Rechtshindernde und rechtsvernichtende Einwendungstatbestände sowie Einreden führen Sie am besten immer mit der jeweiligen Rechtsfolgenformulierung des Gesetzes in das Gutachten ein. Jedes neue Thema im Gutachten wird also mit der Rechtsfolge des einschlägigen Einwendungs- oder Einredetatbestandes vorgestellt. Das macht in zweierlei Weise Sinn: Der Leser weiß sofort, warum Sie das Thema jetzt ansprechen. Er erkennt auf Anhieb die Bedeutung dieses Prüfungspunktes. Außerdem bekommt Ihr Gutachten durch eine Übernahme der Gesetzessprache die gewünschte Gesetzestreue (Regel I) und Präzision (Regel III).

Formulierungsbeispiel

„(…) Ein Vertrag wurde somit zwischen A und B geschlossen. Möglicherweise ist der Vertrag aber wegen Verstoßes gegen die guten Sitten nach § 138 Abs. 1 nichtig. Dafür spricht hier, dass (…) Dem steht allerdings entgegen, dass (…) Eine Nichtigkeit des Vertrages nach § 138 Abs. 1 scheidet damit im Ergebnis aus. Sonstige rechtshindernde Einwendungen sind nicht ersichtlich. Der Anspruch ist damit entstanden.

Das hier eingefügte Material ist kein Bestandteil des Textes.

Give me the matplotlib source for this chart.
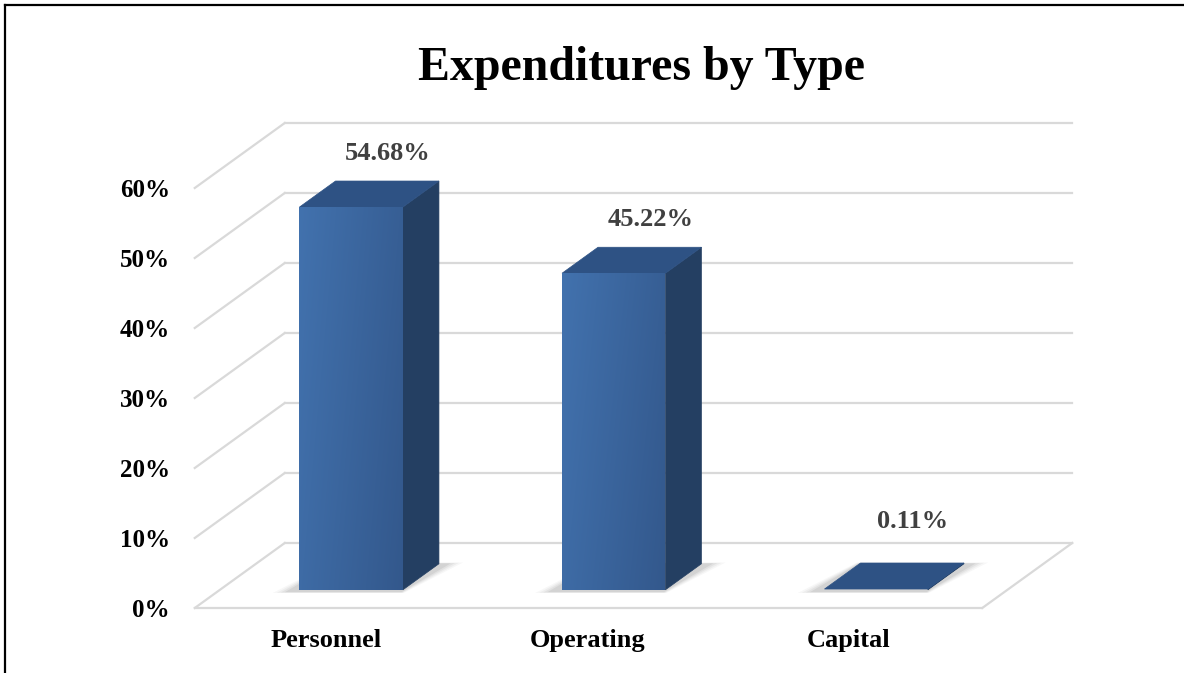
import numpy as np
import matplotlib.pyplot as plt
from matplotlib.patches import Polygon
from matplotlib.lines import Line2D

# === Data ===
categories = ["Personnel", "Operating", "Capital"]
shares = [54.68, 45.22, 0.11]
tick_values = [0, 10, 20, 30, 40, 50, 60]
title = "Expenditures by Type"

# === Oblique "3D" projection in data units ===
DX, DY = 0.343, 9.29          # shift of one unit of depth
X0, X1 = -0.5, 2.5            # floor extent along categories
HALF_W = 0.197                # half bar width
Z0, Z1 = 0.28, 0.68           # bar depth range


def proj(x, y, z):
    return (x + z * DX, y + z * DY)


plt.rcParams["font.family"] = ["Liberation Serif", "DejaVu Serif"]
fig = plt.figure(figsize=(11.84, 6.73), dpi=100)
ax = fig.add_axes([0, 0, 1, 1])
ax.set_xlim(-326 / 262.5, (1184 - 326) / 262.5)
ax.set_ylim((608 - 673) / 7, 608 / 7)
ax.axis("off")

grid_c = "#d9d9d9"

# back wall + side wall gridlines
for v in tick_values:
    xs, ys = zip(proj(X0, v, 1), proj(X1, v, 1))
    ax.plot(xs, ys, color=grid_c, lw=1.6, zorder=1)
    xs, ys = zip(proj(X0, v, 0), proj(X0, v, 1))
    ax.plot(xs, ys, color=grid_c, lw=1.6, zorder=1)
# floor edges
for a, b in [((X0, 0, 0), (X1, 0, 0)), ((X1, 0, 0), (X1, 0, 1))]:
    xs, ys = zip(proj(*a), proj(*b))
    ax.plot(xs, ys, color=grid_c, lw=1.6, zorder=1)

# === Bars ===
gx = np.linspace(0, 1, 256)[None, :]
gy = np.linspace(0, 1, 64)[:, None]
g = np.clip(0.75 * gx + 0.25 * gy, 0, 1)[..., None]
light = np.array([0x42, 0x72, 0xAE]) / 255
dark = np.array([0x33, 0x58, 0x8C]) / 255
grad_img = light * (1 - g) + dark * g

for i, v in enumerate(shares):
    xl, xr = i - HALF_W, i + HALF_W

    # soft shadow on the floor
    for k, a in enumerate([0.06, 0.08, 0.1, 0.14]):
        pad = 0.065 - k * 0.014
        shadow = [proj(xl - pad - 0.02, 0, Z0 - 0.03 - pad * 0.3),
                  proj(xr + pad * 0.3, 0, Z0 - 0.03 - pad * 0.3),
                  proj(xr + pad + 0.02, 0, Z1 + pad * 0.3),
                  proj(xl - pad * 0.3, 0, Z1 + pad * 0.3)]
        ax.add_patch(Polygon(shadow, closed=True, facecolor="#7f7f7f", edgecolor="none",
                             alpha=a, zorder=2))

    side = [proj(xr, 0, Z0), proj(xr, 0, Z1), proj(xr, v, Z1), proj(xr, v, Z0)]
    ax.add_patch(Polygon(side, closed=True, facecolor="#243f62", edgecolor="#243f62",
                         lw=0.5, zorder=3))
    lid = [proj(xl, v, Z0), proj(xr, v, Z0), proj(xr, v, Z1), proj(xl, v, Z1)]
    ax.add_patch(Polygon(lid, closed=True, facecolor="#2e5284", edgecolor="#2e5284",
                         lw=0.5, zorder=4))
    front = [proj(xl, 0, Z0), proj(xr, 0, Z0), proj(xr, v, Z0), proj(xl, v, Z0)]
    fp = Polygon(front, closed=True, facecolor="none", edgecolor="none", zorder=5)
    ax.add_patch(fp)
    if v > 1:
        fx0, fy0 = proj(xl, 0, Z0)
        fx1, fy1 = proj(xr, v, Z0)
        im = ax.imshow(grad_img, extent=[fx0, fx1, fy0, fy1], origin="upper",
                       aspect="auto", zorder=5, interpolation="bilinear")
        im.set_clip_path(fp)

    # data label
    lx, ly = proj(i + 0.236 - 0.68 * DX, max(v, 2.0) + 4.0, 0.68)
    ax.text(lx, ly, f"{v:.2f}%", ha="center", va="center", fontsize=19,
            fontweight="bold", color="#404040", zorder=6)

    # category label
    ax.text(i - 0.005 * i, -4.71, categories[i], ha="center", va="center",
            fontsize=19, fontweight="bold", color="black")

# y tick labels
for v in tick_values:
    ax.text(X0 - 0.095, v - 0.3, f"{v}%", ha="right", va="center", fontsize=18,
            fontweight="bold", color="black")

# title
fig.text(641 / 1184, 1 - 80 / 673, title, ha="center", va="baseline", fontsize=34.5,
         fontweight="bold", color="black")

# frame: left and top edges only
fig.add_artist(Line2D([5 / 1184, 5 / 1184], [0, 1 - 5 / 673], color="black", lw=1.6))
fig.add_artist(Line2D([5 / 1184, 1], [1 - 5 / 673, 1 - 5 / 673], color="black", lw=1.6))

fig.savefig("out.png", dpi=100)
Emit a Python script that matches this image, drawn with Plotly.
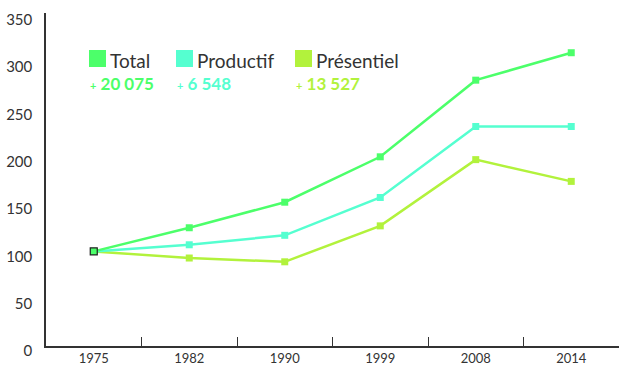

Der Anspruch könnte aber durch Aufrechnung des B nach § 389 erloschen sein. Dies erfordert zunächst, dass …“ oder

„Der Anspruch könnte aber gem. § 326 Abs. 1 S. 1 Hs. 1 wegen Leistungsbefreiung des A wieder entfallen sein. Dies setzt voraus, dass …“

Wenn Sie die Tatbestandsvoraussetzungen einer Anspruchsgrundlage oder eines Einwendungstatbestandes prüfen, wird der Obersatz eingeleitet mit Formulierungen wie zum Beispiel

„Dies setzt voraus, dass …“

„Erforderlich ist dafür, dass …“

„Das ist nur dann der Fall, wenn …“

Besteht ein Tatbestand aus verschiedenen Merkmalen, von denen einige sorgfältiger geprüft werden müssen, empfiehlt es sich, je einen Obersatz für die einzelnen erörterungsbedürftigen Teilmerkmale zu bilden. Sie müssen dann bei jedem Obersatz deutlich machen, dass es sich nur um ein Teilmerkmal handelt.

Formulierungsbeispiele

„Dies setzt zunächst voraus, dass … (Prüfung und Zwischenergebnis)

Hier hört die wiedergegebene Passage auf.